No. The majority of the novel — like, two-thirds of it — is set in Galileo’s native time. He’s only pulled forward to the future for interludes, the dreams of the title. But I think your comment about rootedness in the physical is key — this is one of the things that’s most distinctive about KSR’s writing, for me. (Although I wouldn’t say The Quiet War felt as though it was written by a warm reader of the Mars books; it felt like it was written by a cold reader, to me.) In Galileo’s Dream, however, such rootedness is almost entirely found in the historical sections. I think it’s quite deliberate that the future visions feel detached, a bit distant.
But would ‘a faintly curdled egg odour’ be enough without ‘Hydrogen sulphide’?
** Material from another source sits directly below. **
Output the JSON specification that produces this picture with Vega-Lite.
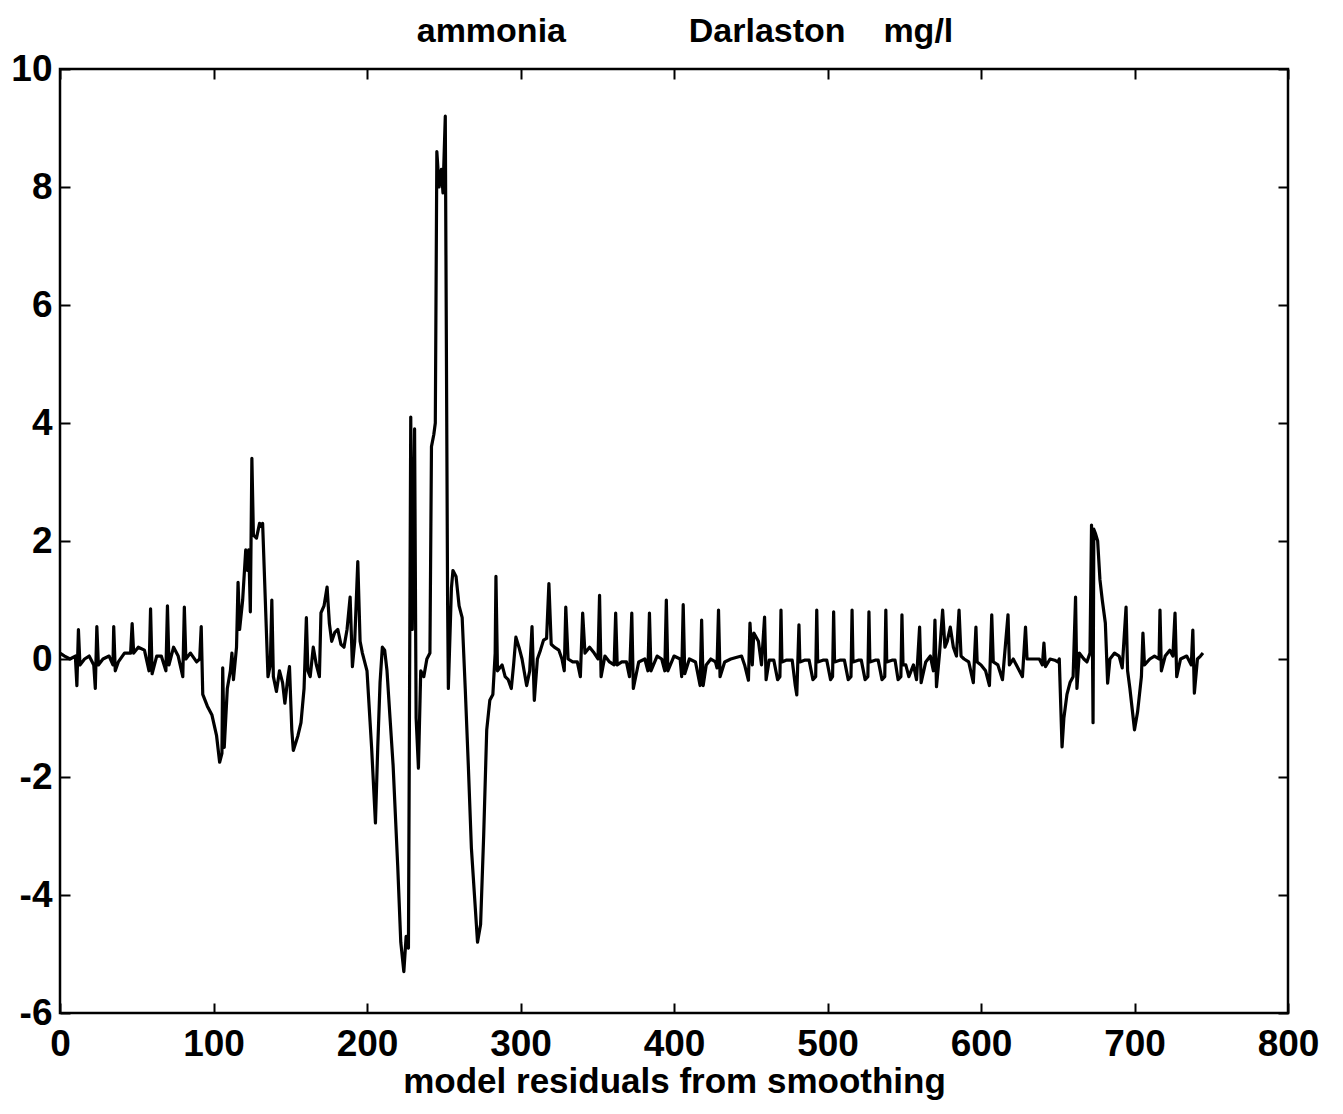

Nothing like getting straight to the heart of the matter, is there? Since this is a question that’s fundamental to The Quiet War, and to science fiction writing in general. Arguably, “a faint curdled-egg odour of hydrogen sulphide” is redundant; readers might be expected to know that rotten-egg smell is predominantly caused by hydrogen sulphide, or contrariwise that hydrogen sulphide smells like rotten eggs. But I’d argue that for the atmosphere The Quiet War wants to create, that link between chemistry and experience has to be explicit.
I much prefer the McAuley passage to the Robinson one, perhaps because the latter could be people entering the City of the Ice Elves in some kind of generic fantasy. I like my sf to give me the sense that this might be how it really could be (for some value of “could”), and I get that from the McAuley quotation.
I clearly prefer Paul McAuley’s text. I find Robinson’s text very boring to read, because – my native language not being English – I just dislike the fact that most of his sentences are rather short – and start with the subject. When you are used to juggling more liberally with the order in which you use the different parts of a sentence in your mothertongue, English can easily seem like a monotonous language. I guess it is mainly for this reason I find McAuley’s ‘more complicated’ prose in the example above more attractive.